GIVEN PROBLEM:
All lines in which the word "diagram" occurs are to be extracted.

Items listed in a dataset:
↓↓↓

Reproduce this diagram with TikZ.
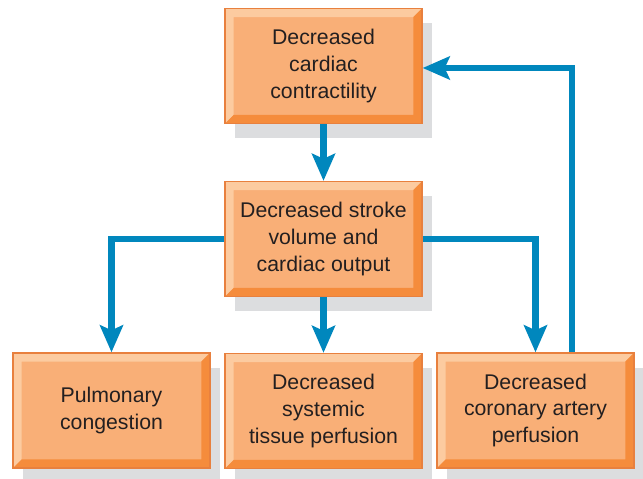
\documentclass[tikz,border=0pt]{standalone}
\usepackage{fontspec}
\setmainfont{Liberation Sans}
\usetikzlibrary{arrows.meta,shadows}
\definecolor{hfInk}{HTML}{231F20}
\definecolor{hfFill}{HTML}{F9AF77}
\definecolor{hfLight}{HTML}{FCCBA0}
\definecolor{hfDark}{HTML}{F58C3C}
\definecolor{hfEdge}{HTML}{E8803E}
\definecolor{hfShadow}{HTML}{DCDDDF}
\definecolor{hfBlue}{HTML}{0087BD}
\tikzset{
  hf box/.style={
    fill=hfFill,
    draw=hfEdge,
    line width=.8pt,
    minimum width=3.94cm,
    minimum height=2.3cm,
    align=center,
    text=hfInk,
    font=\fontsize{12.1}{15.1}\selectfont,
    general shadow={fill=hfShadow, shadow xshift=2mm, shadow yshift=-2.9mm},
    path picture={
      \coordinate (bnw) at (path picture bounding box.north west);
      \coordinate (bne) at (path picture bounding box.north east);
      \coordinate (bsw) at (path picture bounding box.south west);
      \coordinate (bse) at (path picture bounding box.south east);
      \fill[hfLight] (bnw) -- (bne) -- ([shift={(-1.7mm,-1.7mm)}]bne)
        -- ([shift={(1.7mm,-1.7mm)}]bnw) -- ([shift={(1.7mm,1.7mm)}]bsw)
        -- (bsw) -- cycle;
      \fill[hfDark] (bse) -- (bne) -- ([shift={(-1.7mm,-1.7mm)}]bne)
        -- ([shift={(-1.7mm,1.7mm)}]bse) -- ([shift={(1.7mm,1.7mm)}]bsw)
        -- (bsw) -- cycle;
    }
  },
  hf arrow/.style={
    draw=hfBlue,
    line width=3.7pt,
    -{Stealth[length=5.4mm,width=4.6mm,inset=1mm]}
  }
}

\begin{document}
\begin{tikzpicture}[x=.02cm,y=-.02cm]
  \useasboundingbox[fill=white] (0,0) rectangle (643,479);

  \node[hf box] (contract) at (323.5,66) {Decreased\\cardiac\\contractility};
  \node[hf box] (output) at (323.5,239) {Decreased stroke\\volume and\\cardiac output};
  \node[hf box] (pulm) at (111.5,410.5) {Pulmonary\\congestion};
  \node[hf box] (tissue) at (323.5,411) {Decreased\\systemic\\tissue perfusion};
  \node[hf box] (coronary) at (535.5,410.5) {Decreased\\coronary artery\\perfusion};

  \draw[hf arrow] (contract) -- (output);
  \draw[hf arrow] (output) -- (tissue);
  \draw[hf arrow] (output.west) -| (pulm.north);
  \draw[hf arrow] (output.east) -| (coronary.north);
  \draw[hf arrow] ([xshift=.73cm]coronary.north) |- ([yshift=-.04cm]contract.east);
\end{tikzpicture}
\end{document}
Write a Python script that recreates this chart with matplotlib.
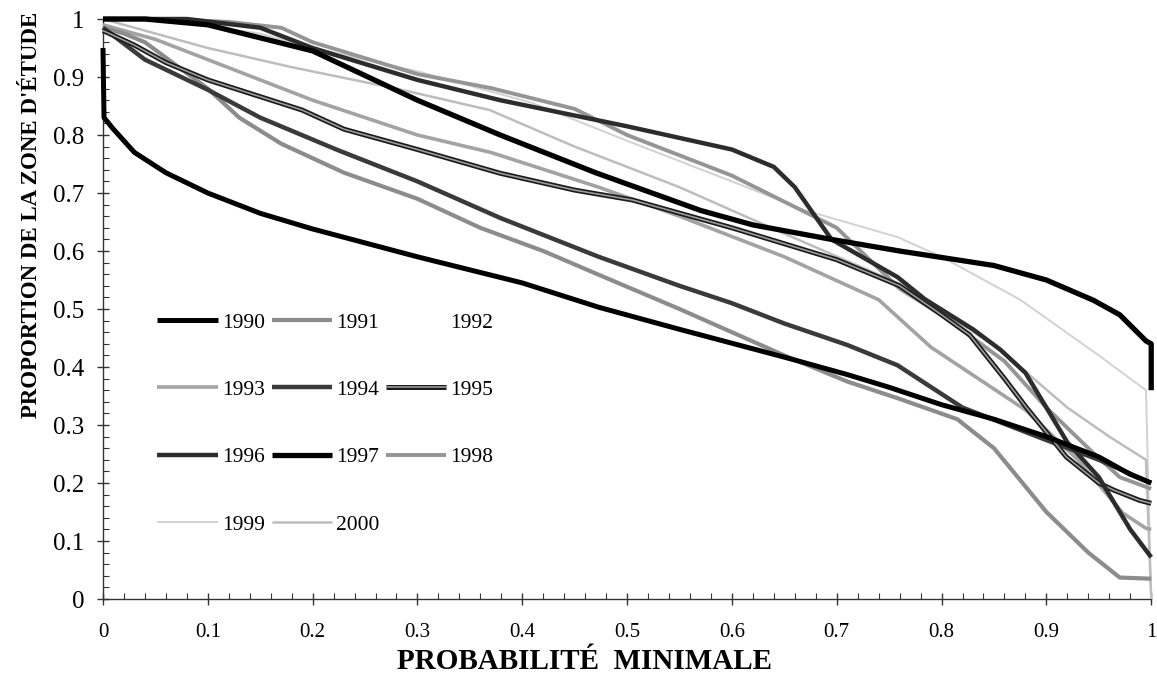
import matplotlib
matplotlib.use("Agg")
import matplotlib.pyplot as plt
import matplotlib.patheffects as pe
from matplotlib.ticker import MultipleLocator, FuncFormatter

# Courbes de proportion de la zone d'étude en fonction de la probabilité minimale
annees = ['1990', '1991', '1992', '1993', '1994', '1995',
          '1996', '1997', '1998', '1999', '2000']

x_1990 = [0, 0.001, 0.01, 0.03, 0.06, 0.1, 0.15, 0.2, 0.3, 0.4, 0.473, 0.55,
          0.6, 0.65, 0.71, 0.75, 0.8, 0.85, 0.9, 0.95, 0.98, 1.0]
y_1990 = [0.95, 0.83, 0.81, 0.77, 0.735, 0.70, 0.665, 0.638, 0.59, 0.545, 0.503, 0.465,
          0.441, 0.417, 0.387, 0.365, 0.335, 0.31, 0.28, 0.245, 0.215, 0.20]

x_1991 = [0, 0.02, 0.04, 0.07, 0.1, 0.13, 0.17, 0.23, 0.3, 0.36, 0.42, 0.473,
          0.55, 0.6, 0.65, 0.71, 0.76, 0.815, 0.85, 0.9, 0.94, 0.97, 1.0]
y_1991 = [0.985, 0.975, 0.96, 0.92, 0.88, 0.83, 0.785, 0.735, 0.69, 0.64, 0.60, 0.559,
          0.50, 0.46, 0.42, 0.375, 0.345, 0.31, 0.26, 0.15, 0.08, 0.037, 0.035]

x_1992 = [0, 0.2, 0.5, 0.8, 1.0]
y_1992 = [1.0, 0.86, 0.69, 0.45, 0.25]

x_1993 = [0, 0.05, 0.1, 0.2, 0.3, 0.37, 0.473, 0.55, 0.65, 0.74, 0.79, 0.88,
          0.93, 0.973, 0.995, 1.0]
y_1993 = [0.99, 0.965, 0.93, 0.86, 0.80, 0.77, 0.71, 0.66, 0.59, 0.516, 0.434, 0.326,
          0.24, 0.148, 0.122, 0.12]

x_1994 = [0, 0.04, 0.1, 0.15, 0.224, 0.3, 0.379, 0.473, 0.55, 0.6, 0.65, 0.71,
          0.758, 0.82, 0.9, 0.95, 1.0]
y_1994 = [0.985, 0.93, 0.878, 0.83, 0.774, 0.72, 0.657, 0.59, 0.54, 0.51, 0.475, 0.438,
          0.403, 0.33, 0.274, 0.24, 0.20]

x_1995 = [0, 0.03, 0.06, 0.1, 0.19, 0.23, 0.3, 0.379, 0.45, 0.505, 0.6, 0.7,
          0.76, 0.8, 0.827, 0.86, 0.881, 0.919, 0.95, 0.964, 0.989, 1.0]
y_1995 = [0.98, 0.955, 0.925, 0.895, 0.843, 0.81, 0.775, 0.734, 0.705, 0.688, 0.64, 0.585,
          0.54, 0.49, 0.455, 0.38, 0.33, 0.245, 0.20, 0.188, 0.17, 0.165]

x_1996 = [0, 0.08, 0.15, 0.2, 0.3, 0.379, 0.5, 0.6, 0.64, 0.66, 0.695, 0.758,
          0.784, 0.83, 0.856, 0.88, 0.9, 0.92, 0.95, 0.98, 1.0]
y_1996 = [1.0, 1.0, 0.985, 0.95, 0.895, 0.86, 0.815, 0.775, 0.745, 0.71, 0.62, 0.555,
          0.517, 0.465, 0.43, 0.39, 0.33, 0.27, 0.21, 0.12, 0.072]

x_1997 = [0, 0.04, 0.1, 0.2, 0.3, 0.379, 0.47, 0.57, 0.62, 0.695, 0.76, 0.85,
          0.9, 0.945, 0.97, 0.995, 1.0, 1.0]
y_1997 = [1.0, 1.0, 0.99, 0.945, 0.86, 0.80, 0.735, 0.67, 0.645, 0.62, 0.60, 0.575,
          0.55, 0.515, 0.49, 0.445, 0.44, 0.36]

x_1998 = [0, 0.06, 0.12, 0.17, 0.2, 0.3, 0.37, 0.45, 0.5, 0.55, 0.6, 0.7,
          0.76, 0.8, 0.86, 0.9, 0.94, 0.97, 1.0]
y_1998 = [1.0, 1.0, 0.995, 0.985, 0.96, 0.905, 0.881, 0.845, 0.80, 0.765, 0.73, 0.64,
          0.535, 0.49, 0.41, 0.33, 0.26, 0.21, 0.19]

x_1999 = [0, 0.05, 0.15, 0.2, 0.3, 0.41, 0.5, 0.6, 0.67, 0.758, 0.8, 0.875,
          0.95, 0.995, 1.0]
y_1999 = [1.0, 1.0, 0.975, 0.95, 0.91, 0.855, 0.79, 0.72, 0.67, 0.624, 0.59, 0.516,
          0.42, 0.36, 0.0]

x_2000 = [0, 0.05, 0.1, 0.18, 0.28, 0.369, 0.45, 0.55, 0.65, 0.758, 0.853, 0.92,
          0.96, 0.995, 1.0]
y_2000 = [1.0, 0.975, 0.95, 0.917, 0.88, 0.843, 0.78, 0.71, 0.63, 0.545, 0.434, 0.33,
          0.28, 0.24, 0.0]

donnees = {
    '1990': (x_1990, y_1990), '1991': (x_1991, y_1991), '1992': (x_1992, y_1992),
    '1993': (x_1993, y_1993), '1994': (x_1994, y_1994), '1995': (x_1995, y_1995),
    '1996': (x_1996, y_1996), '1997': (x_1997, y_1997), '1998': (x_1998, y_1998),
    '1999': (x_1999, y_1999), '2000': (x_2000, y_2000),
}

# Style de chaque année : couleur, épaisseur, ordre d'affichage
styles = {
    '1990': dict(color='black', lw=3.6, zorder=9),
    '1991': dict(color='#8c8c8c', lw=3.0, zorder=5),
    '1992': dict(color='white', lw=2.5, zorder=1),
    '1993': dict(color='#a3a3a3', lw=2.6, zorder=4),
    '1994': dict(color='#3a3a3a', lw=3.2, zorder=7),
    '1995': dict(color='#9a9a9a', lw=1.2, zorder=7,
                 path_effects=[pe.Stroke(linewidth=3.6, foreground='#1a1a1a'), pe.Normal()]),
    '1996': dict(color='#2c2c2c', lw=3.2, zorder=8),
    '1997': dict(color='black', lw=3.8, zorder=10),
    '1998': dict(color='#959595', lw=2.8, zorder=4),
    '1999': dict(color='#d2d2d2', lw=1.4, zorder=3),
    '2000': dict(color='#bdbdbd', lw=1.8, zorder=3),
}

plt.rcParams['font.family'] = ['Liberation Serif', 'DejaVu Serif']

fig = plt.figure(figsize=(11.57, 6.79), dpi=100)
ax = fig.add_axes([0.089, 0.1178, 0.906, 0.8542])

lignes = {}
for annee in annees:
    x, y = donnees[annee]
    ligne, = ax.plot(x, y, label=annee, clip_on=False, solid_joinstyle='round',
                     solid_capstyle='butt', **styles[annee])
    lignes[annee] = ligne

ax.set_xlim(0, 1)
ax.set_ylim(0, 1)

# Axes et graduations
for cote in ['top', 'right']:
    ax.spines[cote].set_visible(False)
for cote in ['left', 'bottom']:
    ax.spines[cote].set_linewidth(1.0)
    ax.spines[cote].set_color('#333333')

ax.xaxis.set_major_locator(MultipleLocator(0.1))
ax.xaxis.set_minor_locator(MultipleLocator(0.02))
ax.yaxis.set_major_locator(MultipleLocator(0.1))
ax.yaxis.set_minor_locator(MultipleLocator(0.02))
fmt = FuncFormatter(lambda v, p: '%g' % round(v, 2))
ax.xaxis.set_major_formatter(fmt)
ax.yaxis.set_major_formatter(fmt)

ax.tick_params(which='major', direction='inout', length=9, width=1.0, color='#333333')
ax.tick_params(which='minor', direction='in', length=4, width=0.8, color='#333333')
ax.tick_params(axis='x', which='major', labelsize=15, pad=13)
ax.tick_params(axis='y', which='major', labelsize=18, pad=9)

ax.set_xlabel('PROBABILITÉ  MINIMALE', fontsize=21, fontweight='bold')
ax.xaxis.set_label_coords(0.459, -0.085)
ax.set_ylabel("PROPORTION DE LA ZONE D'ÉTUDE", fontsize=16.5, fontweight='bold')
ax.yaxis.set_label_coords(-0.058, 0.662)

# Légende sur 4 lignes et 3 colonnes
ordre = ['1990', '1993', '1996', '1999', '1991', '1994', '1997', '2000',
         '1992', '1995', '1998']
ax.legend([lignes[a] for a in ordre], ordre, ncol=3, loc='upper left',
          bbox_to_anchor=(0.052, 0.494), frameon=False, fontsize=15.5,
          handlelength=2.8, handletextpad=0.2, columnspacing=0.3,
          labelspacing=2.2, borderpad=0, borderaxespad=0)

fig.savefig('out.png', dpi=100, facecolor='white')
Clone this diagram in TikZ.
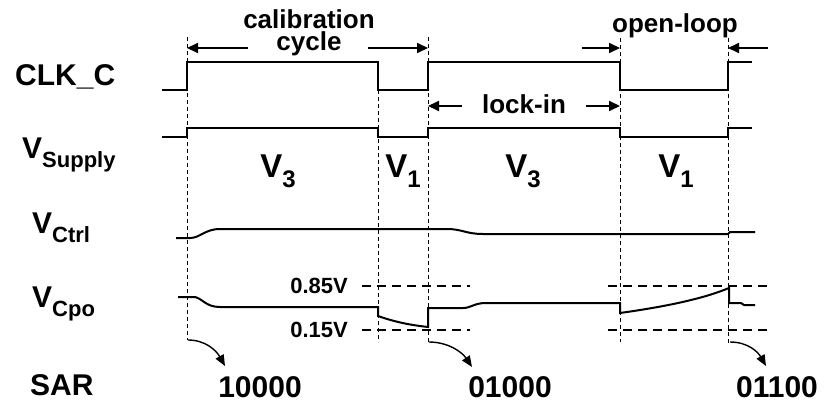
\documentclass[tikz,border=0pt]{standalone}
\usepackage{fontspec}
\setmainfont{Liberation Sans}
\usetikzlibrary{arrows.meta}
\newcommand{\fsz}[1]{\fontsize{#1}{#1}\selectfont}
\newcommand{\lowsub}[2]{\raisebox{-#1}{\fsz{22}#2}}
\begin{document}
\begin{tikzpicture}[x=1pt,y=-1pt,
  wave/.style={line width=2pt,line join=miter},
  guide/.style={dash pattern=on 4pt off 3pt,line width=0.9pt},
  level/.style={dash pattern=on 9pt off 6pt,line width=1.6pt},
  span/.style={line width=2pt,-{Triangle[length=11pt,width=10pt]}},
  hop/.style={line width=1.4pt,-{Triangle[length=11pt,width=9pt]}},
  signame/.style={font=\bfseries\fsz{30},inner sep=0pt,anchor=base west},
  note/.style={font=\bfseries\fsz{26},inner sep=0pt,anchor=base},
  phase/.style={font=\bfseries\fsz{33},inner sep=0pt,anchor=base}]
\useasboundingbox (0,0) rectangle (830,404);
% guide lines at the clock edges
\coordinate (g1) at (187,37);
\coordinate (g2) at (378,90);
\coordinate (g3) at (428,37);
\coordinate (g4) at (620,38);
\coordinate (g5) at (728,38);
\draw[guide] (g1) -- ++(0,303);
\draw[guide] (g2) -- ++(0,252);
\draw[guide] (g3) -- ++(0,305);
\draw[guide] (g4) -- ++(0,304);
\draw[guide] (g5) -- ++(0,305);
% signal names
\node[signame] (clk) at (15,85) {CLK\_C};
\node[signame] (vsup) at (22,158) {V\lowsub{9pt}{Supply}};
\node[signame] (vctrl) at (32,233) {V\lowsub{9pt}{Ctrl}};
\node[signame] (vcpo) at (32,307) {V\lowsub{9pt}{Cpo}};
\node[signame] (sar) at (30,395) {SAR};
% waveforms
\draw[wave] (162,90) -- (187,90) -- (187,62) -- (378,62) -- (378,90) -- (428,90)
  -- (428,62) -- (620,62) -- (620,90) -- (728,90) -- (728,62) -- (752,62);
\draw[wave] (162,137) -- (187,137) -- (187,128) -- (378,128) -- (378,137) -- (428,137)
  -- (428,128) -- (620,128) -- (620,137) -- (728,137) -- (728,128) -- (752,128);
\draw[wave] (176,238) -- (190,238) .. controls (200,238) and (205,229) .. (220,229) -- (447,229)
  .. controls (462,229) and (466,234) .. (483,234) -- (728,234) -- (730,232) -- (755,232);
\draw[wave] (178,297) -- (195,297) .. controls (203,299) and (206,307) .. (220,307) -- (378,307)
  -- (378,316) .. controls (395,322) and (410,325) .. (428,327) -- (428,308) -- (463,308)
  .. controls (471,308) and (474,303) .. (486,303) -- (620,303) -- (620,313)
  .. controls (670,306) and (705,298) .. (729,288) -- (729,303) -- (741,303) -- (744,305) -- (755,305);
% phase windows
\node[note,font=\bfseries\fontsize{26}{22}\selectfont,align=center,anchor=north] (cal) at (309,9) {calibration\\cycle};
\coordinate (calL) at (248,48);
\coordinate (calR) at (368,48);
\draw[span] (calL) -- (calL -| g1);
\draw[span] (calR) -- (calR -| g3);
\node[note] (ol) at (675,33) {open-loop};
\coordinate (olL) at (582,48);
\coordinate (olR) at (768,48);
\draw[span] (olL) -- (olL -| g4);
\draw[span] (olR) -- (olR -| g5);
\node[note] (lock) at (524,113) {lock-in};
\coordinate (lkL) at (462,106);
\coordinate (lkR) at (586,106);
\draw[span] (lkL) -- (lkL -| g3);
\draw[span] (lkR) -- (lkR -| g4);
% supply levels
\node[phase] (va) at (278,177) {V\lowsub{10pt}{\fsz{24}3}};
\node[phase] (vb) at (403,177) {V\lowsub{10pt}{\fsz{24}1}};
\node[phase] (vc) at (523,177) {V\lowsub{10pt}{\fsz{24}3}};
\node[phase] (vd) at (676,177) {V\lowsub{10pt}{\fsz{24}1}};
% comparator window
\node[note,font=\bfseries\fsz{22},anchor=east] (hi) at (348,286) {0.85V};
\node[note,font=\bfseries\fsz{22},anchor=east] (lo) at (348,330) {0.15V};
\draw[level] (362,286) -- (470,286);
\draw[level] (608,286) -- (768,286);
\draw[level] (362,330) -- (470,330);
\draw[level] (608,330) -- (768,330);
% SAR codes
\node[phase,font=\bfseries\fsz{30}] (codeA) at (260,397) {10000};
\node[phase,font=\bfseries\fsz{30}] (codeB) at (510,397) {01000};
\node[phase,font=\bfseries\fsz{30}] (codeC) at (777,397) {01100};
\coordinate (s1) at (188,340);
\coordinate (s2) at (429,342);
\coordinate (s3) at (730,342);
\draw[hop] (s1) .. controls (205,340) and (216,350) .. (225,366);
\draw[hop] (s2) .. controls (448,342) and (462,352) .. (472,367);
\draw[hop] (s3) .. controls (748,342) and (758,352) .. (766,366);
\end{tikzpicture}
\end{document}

↑↑↑

RESPONSE:
Reproduce this diagram with TikZ.
Clone this diagram in TikZ.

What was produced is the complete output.